Тайфун - страница 24

стр.

Беседа продолжалась уже довольно долго. Ням говорил уважительные слова о партии, правительстве, кадровых работниках, которые во всяком деле впереди, никаких трудностей и препятствий не страшатся, но к просьбе учителя предпочитал не возвращаться.

Тин понял, что здесь он ничего не добьется, и спросил, где живет церковный староста Хап. Ням с готовностью указал дорогу.

— Дом у него в центре деревни, чуть ли не самый большой и красивый, а на воротах часы нарисованы. Если говорить откровенно, то на самом деле дом не старосты, а его младшего брата. Прежде он вел большую торговлю в Ханое, а потом сбежал на Юг.

Учитель легко отыскал нужный ему дом — он и впрямь был большим. Ограда и ворота когда-то были побелены, а наверху действительно нарисованы часы. Стрелки часов уже стерлись, но цифры еще можно было разобрать. От ворот к дому вела выложенная плиткой дорожка, заросшая портулаком и медвежьей травой, лезшими из щелей между плитками. Недалеко от дома был довольно большой пруд, видимо, с рыбками, потому что около него стоял очень худой, сутулый мужчина и бросал в воду корм. Его худобу подчеркивали короткая рубаха и мятые черные штаны, висевшие на нем, как на вешалке. Обут был этот человек в старые башмаки на деревянной подошве. Голову его прикрывал от солнца небрежно повязанный ношеный платок.

— Можно вас спросить?..

Мужчина, кормивший рыбок, вздрогнул и резко повернулся на незнакомый голос. Перед учителем оказался старик лет шестидесяти с лишним, из-под платка выбивались черные волосы, совсем не тронутые сединой. Старик окинул незнакомца острым, оценивающим взглядом и пошевелил губами беззубого рта, отчего острые, выступающие скулы его странно задвигались. Лицо старика поражало неестественной худобой — кожа, туго обтягивавшая лоб, скулы и острый подбородок, загнувшийся к самому носу, прозрачно белела, и казалось, кости вот-вот прорвут ее. На подбородке ветер трепал реденькую седую бороденку.

— Простите, не это ли дом господина Хапа?..

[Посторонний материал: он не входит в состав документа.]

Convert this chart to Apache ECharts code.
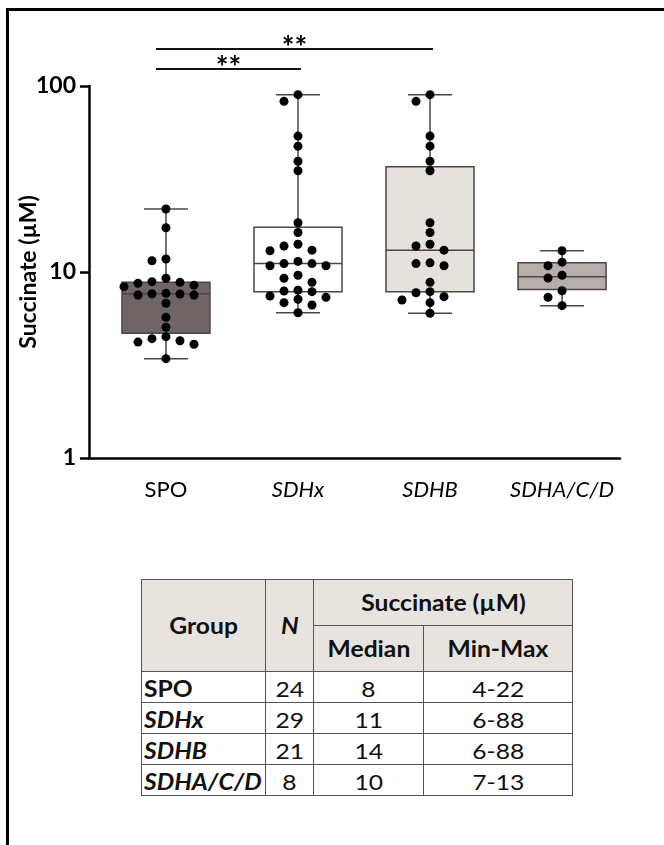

Старик все так же молча продолжал рассматривать пришельца. Затем, вытянув худой длинный палец, ткнул в сторону дома и прошамкал:

— Вот он, его дом.

— А сам хозяин дома или нет?

Старик покачал головой.

— Ушел. Кажется, на собрание какое-то. Точно не знаю.

Старик еще раз окинул учителя пристальным взглядом и скрылся в тени раскидистого дерева.

Дом церковного старосты выглядел солидно — наверно, комнат на пять — хотя запустение уже коснулось его, как и двора, когда-то ухоженного и красивого. В глубине стояла летняя кухня под черепичной крышей, вокруг нее в каменных вазах цвели фикусы, орхидеи и другие цветы. Кусты были раньше подстрижены под зверей и птиц, их очертания еще угадывались. И в то же время было ясно, что дом и цветы и сад давно не знали хозяйской руки. Густая трава лезла со всех сторон, в ней гнили упавшие неубранные деревья.

Учитель вошел в дом, и здесь царило запустение. Роскошная мебель, привезенная, видно, из Гонконга, словно нарочно была сдвинута со своих мест, стояла где придется, покрытая толстым слоем пыли. В нос ударил тяжелый запах, словно здесь давно не мыли и не убирали.

Комната была пуста, однако на столе, в пепельнице, догорала брошенная кем-то сигарета, а рядом стояла грязная чашка недопитого чая. Серая паутина опутывала на божнице статуэтку, украшенную бумажными цветами. Это был святой Антоний, печально смотревший со своего возвышения, словно он горевал по поводу уныния, воцарившегося в некогда процветавшем доме.

Тин громко кашлянул. В глубине темной комнаты по соседству послышалось шарканье деревянных подошв. В проеме двери появился молодой довольно высокий юноша в очках. Волосы на его недавно обритой голове только что начали отрастать и торчали во все стороны. Лицо было болезненно-белым и скорбным, блуждающий взгляд ничего не выражал, кроме равнодушия. Одет он был в свободное, длинное, чуть не до пят, одеяние, из под которого едва виднелись белые штаны. Учитель подумал, что этот человек напоминает чем-то побег бамбука, выросший в темноте.

Увидев незнакомца, юноша смутился, сложил на груди руки и низко поклонился, приветствуя гостя. Он старался держаться с достоинством, даже степенно, всем видом желая казаться старше, чем был на самом деле. Но лицо его выглядело совсем детским. Юноша назвал себя, сказал, что он — младший сын церковного старосты Хапа, что два года проучился в физико-математическом коллеже и приехал к отцу в гости. Когда он говорил, с лица его не сходило выражение притворного простодушия.